Influence of cooling rate following heat treatment on microstructure and phase transformation for a two-phase alloy

The effects of cooling rate following the β or α/β heat treatment on microstructure and phase transformation are investigated for BT25y alloy. For this purpose, BT25y alloy is soaked at 1000 °C, 980 °C, 960 °C, 940 °C or 920 °C for 10 min, and then control cooled at rate of either 0.15 °C/s, 1.5 °C/s, 15 °C/s, 45 °C/s, 90 °C/s or 150 °C/s to room temperature. Microstructure observations indicate that the microstructure of BT25y alloy is significantly influenced by the cooling rate. When material is cooled from the β phase field at the lower rate, the α_GBand α_WGBphases are precipitated, and this transformation process can be divided into the four stages: (a) the formation of α_GB, (b) the connection of adjacent α_GB, (c) the precipitation of α_WGB, (d) the growth of α_WGB. However, the increasing of the cooling rate will greatly restrain the precipitations of α_GBand α_WGBphases.
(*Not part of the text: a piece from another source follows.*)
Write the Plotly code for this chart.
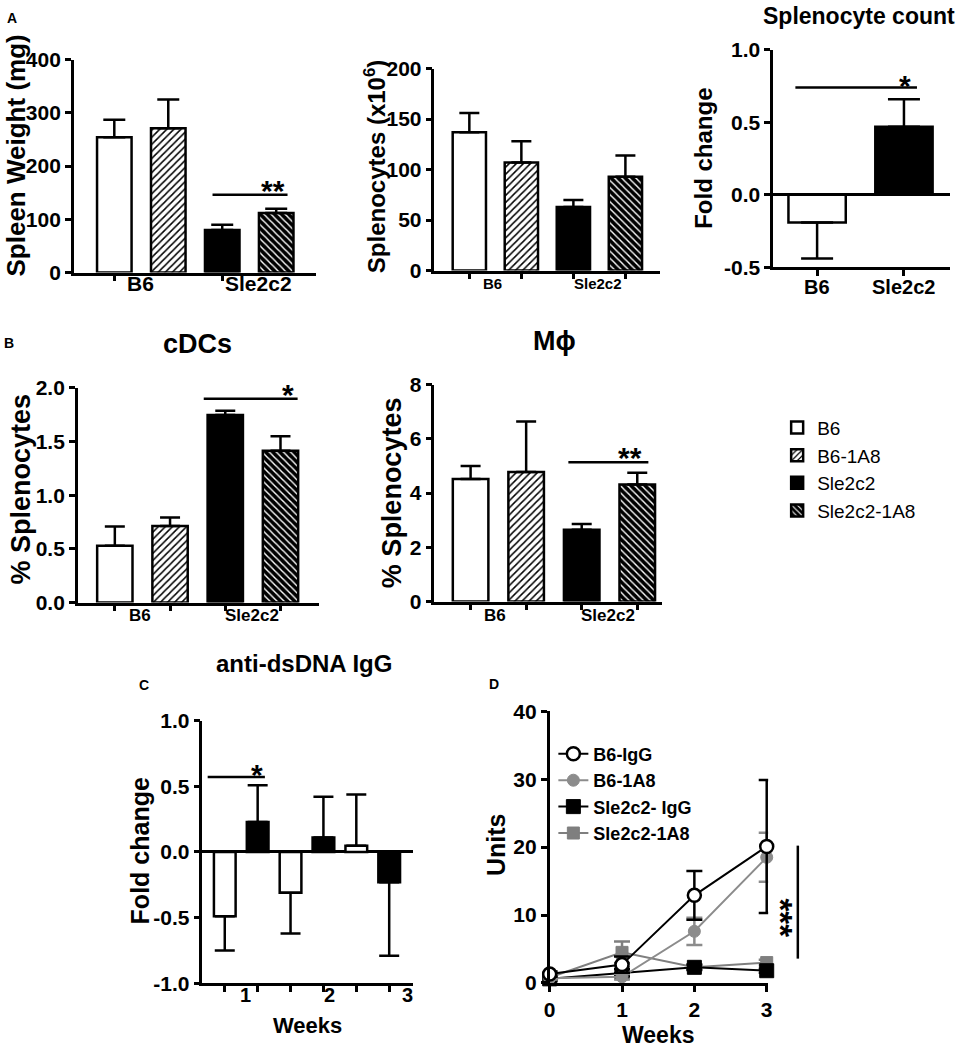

In this case, the acicular martensite α′ is precipitated inside β grain. The primary equiaxed-α is retained when material is cooled down from the α/β phase field. The content and size of equiaxed-α decrease with the increasing of solution temperature, but is independent on the cooling rate. At the lower cooling rate, the lamellar α is precipitated and its thickness increases with the increasing of solution temperature. But the increasing cooling rate will weaken the precipitation capacity of the lamellar α. Instead, the martensite α′ phase is precipitated and gradually takes the place of the lamellar α with the increase of cooling rate. In conclusion, whether material cools down from β single phase field or α/β two-phase field, a phase transformation law is summarized for BT25y alloy. The lamellar α is the only precipitated phase when the cooling rate ≤15 °C/s. The precipitated phase consists of the lamellar α and martensite α′ phase when the cooling rate is 15 °C/s ∼90 °C/s. The only martensite α′ phase is precipitated when the cooling rate ≥90 °C/s.